Любу слегка задело, что Аня не рассказала ей об их разговоре с Линой. Она забыла, что и сама когда-то была не до конца откровенна с матерью, что и у нее были свои девчоночьи тайны, скрываемые от всех, кроме закадычной подружки. И все же мудрость педагога взяла верх над материнским эгоизмом.

— Я рада за тебя, Лина. И за Аню тоже, — просто сказала Люба. — Конечно, будет лучше, если вы сядете вместе. Мне кажется, что Пронина плохо относится к Ане…

— Да к кому она хорошо относится, эта подлипала и завистница? — резко спросила Лина. — Янка вечно уши развесит, слушая дифирамбы Прониной, а та потом ее же грязью обливает на ушко Жанке Сомовой. Я Крольчевской несколько раз говорила, чтобы не верила таким, как Пронина.

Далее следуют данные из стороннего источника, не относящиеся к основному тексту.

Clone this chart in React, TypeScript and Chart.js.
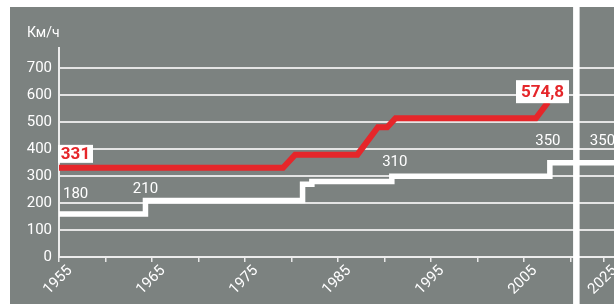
import { useEffect, useRef } from 'react';
import { Chart, registerables } from 'chart.js';

Chart.register(...registerables);

// Record speed (red), years and km/h
const recordYears = [1955, 1979.1, 1980.4, 1987.1, 1989.3, 1990.3, 1991.2, 2006.3, 2007.6];
const recordSpeeds = [331, 331, 380, 380, 482, 482, 515, 515, 574.8];

// Commercial speed (white), stepped
const serviceYears = [1955, 1964.3, 1964.3, 1981.2, 1981.2, 1982.2, 1982.2, 1990.8, 1990.8, 2007.8, 2007.8, 2014.7];
const serviceSpeeds = [160, 160, 210, 210, 270, 270, 280, 280, 300, 300, 350, 350];

// Axis ticks
const yTickValues = [0, 100, 200, 300, 400, 500, 600, 700];
const xTickYears = [1955, 1960, 1965, 1970, 1975, 1980, 1985, 1990, 1995, 2000, 2005, 2010];
const xLabelYears = [1955, 1965, 1975, 1985, 1995, 2005];
const afterBreakTickPos = 2013.6;
const afterBreakTickLabel = '2025';
const breakStart = 2010.3;
const breakEnd = 2011.0;

// Annotations: text, anchor year, anchor value
const recordLabelTexts = ['331', '574,8'];
const recordLabelYears = [1955, 2007.6];
const recordLabelValues = [331, 574.8];
const serviceLabelTexts = ['180', '210', '310', '350', '350'];
const serviceLabelYears = [1955, 1964.3, 1990.8, 2007.8, afterBreakTickPos];
const serviceLabelValues = [160, 210, 300, 350, 350];

const unitLabel = 'Км/ч';

const BG = '#7c8280';
const RED = '#e5262a';
const FONT = 'Roboto, "Noto Sans", sans-serif';

export default function App() {
  const ref = useRef<HTMLCanvasElement>(null);

  useEffect(() => {
    if (!ref.current) return;

    const decor = {
      id: 'decor',
      beforeDraw(chart: any) {
        const { ctx, width, height } = chart;
        ctx.save();
        ctx.fillStyle = '#ffffff';
        ctx.fillRect(0, 0, width, height);
        ctx.fillStyle = BG;
        ctx.fillRect(10, 7, width - 10, height - 7);
        ctx.restore();
      },
      afterDraw(chart: any) {
        const { ctx, height } = chart;
        const xs = chart.scales.x;
        const ys = chart.scales.y;
        ctx.save();
        // scale break band
        const bx0 = xs.getPixelForValue(breakStart);
        const bx1 = xs.getPixelForValue(breakEnd);
        ctx.fillStyle = '#ffffff';
        ctx.fillRect(bx0, 0, bx1 - bx0, height);

        // unit label
        ctx.fillStyle = '#ffffff';
        ctx.font = `14px ${FONT}`;
        ctx.textAlign = 'left';
        ctx.textBaseline = 'middle';
        ctx.fillText(unitLabel, 27, 33);

        // service labels (white text)
        const sOff = [
          [4, -20, 'left'],
          [0, -11, 'center'],
          [3, -14, 'center'],
          [-2, -21, 'center'],
          [-14, -21, 'left'],
        ];
        ctx.font = `15px ${FONT}`;
        serviceLabelTexts.forEach((t, i) => {
          const px = xs.getPixelForValue(serviceLabelYears[i]) + (sOff[i][0] as number);
          const py = ys.getPixelForValue(serviceLabelValues[i]) + (sOff[i][1] as number);
          ctx.textAlign = sOff[i][2] as CanvasTextAlign;
          ctx.fillStyle = '#ffffff';
          ctx.fillText(t, px, py);
        });

        // record labels (red bold on white box)
        const rBox = [
          [-1, -23, 35, 18],
          [-32, -22, 53, 23],
        ];
        ctx.font = `bold 17px ${FONT}`;
        recordLabelTexts.forEach((t, i) => {
          const ax = xs.getPixelForValue(recordLabelYears[i]);
          const ay = ys.getPixelForValue(recordLabelValues[i]);
          const [dx, dy, w, h] = rBox[i];
          ctx.fillStyle = '#ffffff';
          ctx.fillRect(ax + dx, ay + dy, w, h);
          ctx.fillStyle = RED;
          ctx.textAlign = 'center';
          ctx.textBaseline = 'middle';
          ctx.fillText(t, ax + dx + w / 2, ay + dy + h / 2 + 1);
        });
        ctx.restore();
      },
    };

    const chart = new Chart(ref.current, {
      type: 'line',
      data: {
        datasets: [
          {
            label: 'record',
            data: recordYears.map((x, i) => ({ x, y: recordSpeeds[i] })),
            borderColor: RED,
            borderWidth: 6,
            pointRadius: 0,
            tension: 0,
            borderJoinStyle: 'miter',
          },
          {
            label: 'service',
            data: serviceYears.map((x, i) => ({ x, y: serviceSpeeds[i] })),
            borderColor: '#ffffff',
            borderWidth: 5.5,
            pointRadius: 0,
            tension: 0,
            borderJoinStyle: 'miter',
          },
        ],
      },
      options: {
        responsive: false,
        animation: false,
        layout: { padding: { top: 48, left: 0, right: 0, bottom: 0 } },
        plugins: { legend: { display: false }, tooltip: { enabled: false } },
        scales: {
          x: {
            type: 'linear',
            min: 1955,
            max: 2014.7,
            afterBuildTicks: (scale: any) => {
              scale.ticks = [...xTickYears, afterBreakTickPos].map((v) => ({ value: v }));
            },
            afterFit: (scale: any) => {
              scale.height = 47;
              scale.paddingLeft = 0;
              scale.paddingRight = 0;
            },
            grid: {
              drawOnChartArea: false,
              drawTicks: true,
              tickLength: 5,
              color: '#e8e8e8',
              lineWidth: 1.5,
            },
            border: { display: true, color: '#ececec', width: 2 },
            ticks: {
              autoSkip: false,
              minRotation: 45,
              maxRotation: 45,
              color: '#ffffff',
              font: { family: FONT, size: 15 },
              padding: 0,
              labelOffset: 11,
              callback: (value: any) => {
                if (value === afterBreakTickPos) return afterBreakTickLabel;
                return xLabelYears.includes(value) ? String(value) : '';
              },
            },
          },
          y: {
            min: 0,
            max: 776,
            afterBuildTicks: (scale: any) => {
              scale.ticks = yTickValues.map((v) => ({ value: v }));
            },
            afterFit: (scale: any) => {
              scale.width = 59;
            },
            grid: { color: '#e4e4e4', lineWidth: 2, drawTicks: false },
            border: { display: true, color: '#ececec', width: 2 },
            ticks: {
              color: '#ffffff',
              font: { family: FONT, size: 15 },
              padding: 7,
            },
          },
        },
      },
      plugins: [decor],
    } as any);

    return () => chart.destroy();
  }, []);

  return (
    <div style={{ position: 'fixed', left: 0, top: 0, width: 614, height: 304 }}>
      <canvas ref={ref} width={614} height={304} style={{ display: 'block' }} />
    </div>
  );
}
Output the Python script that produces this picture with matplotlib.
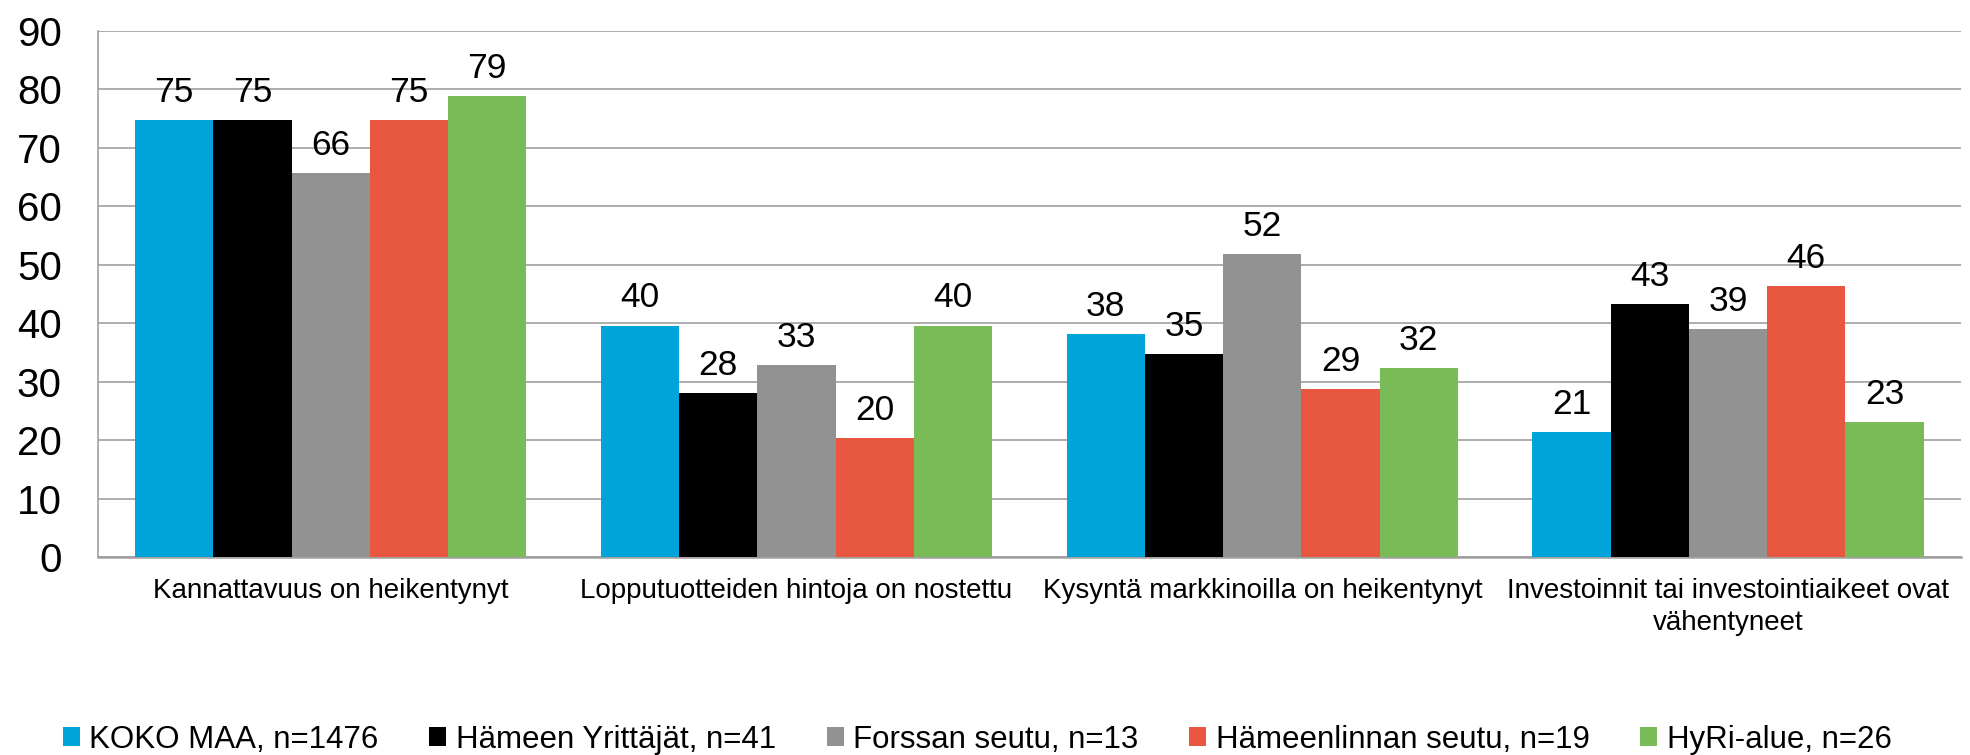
import matplotlib
matplotlib.use("Agg")
import matplotlib.pyplot as plt
import numpy as np

plt.rcParams['font.family'] = ['Liberation Sans', 'DejaVu Sans']

categories = [
    "Kannattavuus on heikentynyt",
    "Lopputuotteiden hintoja on nostettu",
    "Kysyntä markkinoilla on heikentynyt",
    "Investoinnit tai investointiaikeet ovat\nvähentyneet",
]
series_names = [
    "KOKO MAA, n=1476",
    "Hämeen Yrittäjät, n=41",
    "Forssan seutu, n=13",
    "Hämeenlinnan seutu, n=19",
    "HyRi-alue, n=26",
]
koko_maa = [74.7, 39.6, 38.1, 21.3]
hameen_yrittajat = [74.7, 28.0, 34.7, 43.3]
forssan_seutu = [65.7, 32.8, 51.9, 39.0]
hameenlinnan_seutu = [74.7, 20.3, 28.7, 46.4]
hyri_alue = [78.8, 39.6, 32.3, 23.1]
series_values = [koko_maa, hameen_yrittajat, forssan_seutu, hameenlinnan_seutu, hyri_alue]
colors = ["#00A4DA", "#000000", "#929292", "#E8573F", "#79BB56"]
y_ticks = list(range(0, 91, 10))

fig = plt.figure(figsize=(19.7, 7.55), dpi=100)
ax = fig.add_axes([0.0497, 0.2623, 0.9457, 0.6967])

x = np.arange(len(categories))
w = 0.168
n = len(series_values)
for i, (vals, name, c) in enumerate(zip(series_values, series_names, colors)):
    offs = (i - (n - 1) / 2) * w
    bars = ax.bar(x + offs, vals, width=w, color=c, label=name, zorder=3, linewidth=0)
    ax.bar_label(bars, fmt='%.0f', padding=8, fontsize=25.5, color='black')

ax.set_xlim(-0.5, 3.5)
ax.set_ylim(0, 90)
ax.set_yticks(y_ticks)
ax.set_yticklabels([str(t) for t in y_ticks], fontsize=29)
ax.set_xticks(x)
ax.set_xticklabels(categories, fontsize=20, linespacing=1.3)
ax.tick_params(axis='y', length=0, pad=26)
ax.tick_params(axis='x', length=0, pad=15)
ax.yaxis.grid(True, color='#A0A0A0', linewidth=1.2, zorder=0)
ax.set_axisbelow(True)
for s in ['top', 'right']:
    ax.spines[s].set_visible(False)
ax.spines['left'].set_color('#A0A0A0')
ax.spines['left'].set_linewidth(1.2)
ax.spines['bottom'].set_color('#A0A0A0')
ax.spines['bottom'].set_linewidth(1.8)

handles, labels = ax.get_legend_handles_labels()
fig.legend(handles, labels, loc='center', bbox_to_anchor=(0.496, 0.02), ncol=5,
           frameon=False, fontsize=22.5, handlelength=0.55, handleheight=0.55,
           handletextpad=0.3, columnspacing=1.62, borderpad=0, borderaxespad=0)

fig.savefig("out.png", dpi=100)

А! Бесполезно!

— Мне кажется, они стоят друг друга — Пронина и Крольчевская.

— Да нет… — нехотя возразила Лина. — Янка дура, любит лесть. Ее хлебом не корми, лишь бы кто-то хвалил ее да по головке гладил. Она не может без этого и дня прожить. Ее так воспитали. Еще в детском садике она была королевой, единственной и неповторимой. Не подумайте, что я завидую…

— Я так не думаю. А ты разговаривала с ней на эту тему?

— Конечно. Много раз. Она сначала слушает, а потом начинает кричать: «Чего ты меня грузишь? Тоже воспитатель нашелся! Вы все от зависти полопались. С вашими фейсами помидорами на рынке торговать, вот вы и злитесь». Короче, я устала от нее. Пусть живет, как ей нравится.

— Лина, а кто придумал этот зловещий план?

— Насчет Алтуфьева?

— Да.

— Янка.

— А для чего? Ведь Алтуфьев влюблен в нее.

— Кх-м, — кашлянула Лина и покраснела. В этот раз густо, до корней волос.

— Погоди, я, кажется, догадалась сама. Яна решила расстаться с девственностью? Но и Алтуфьев в этом деле новичок?

— Да. Вы угадали.

— Господи, какая подлость и мерзость! Значит, Аню хотели использовать в качестве учебного пособия?

Люба даже встала и начала ходить по классу, чтобы выплеснуть распиравший ее гнев. Наконец успокоившись, она села и посмотрела на притихшую Лину.

— Лина, прости меня за несдержанность. Я надеюсь, что повод для таких разговоров больше не появится. Знаешь, в воскресенье мы снова собираемся в Третьяковку. Поедешь с нами?

— Можно. Хотя я там была несколько раз…

— Мне думается, что туда можно ходить всю жизнь. Но такие мысли приходят лишь с возрастом, — грустно улыбнулась Люба.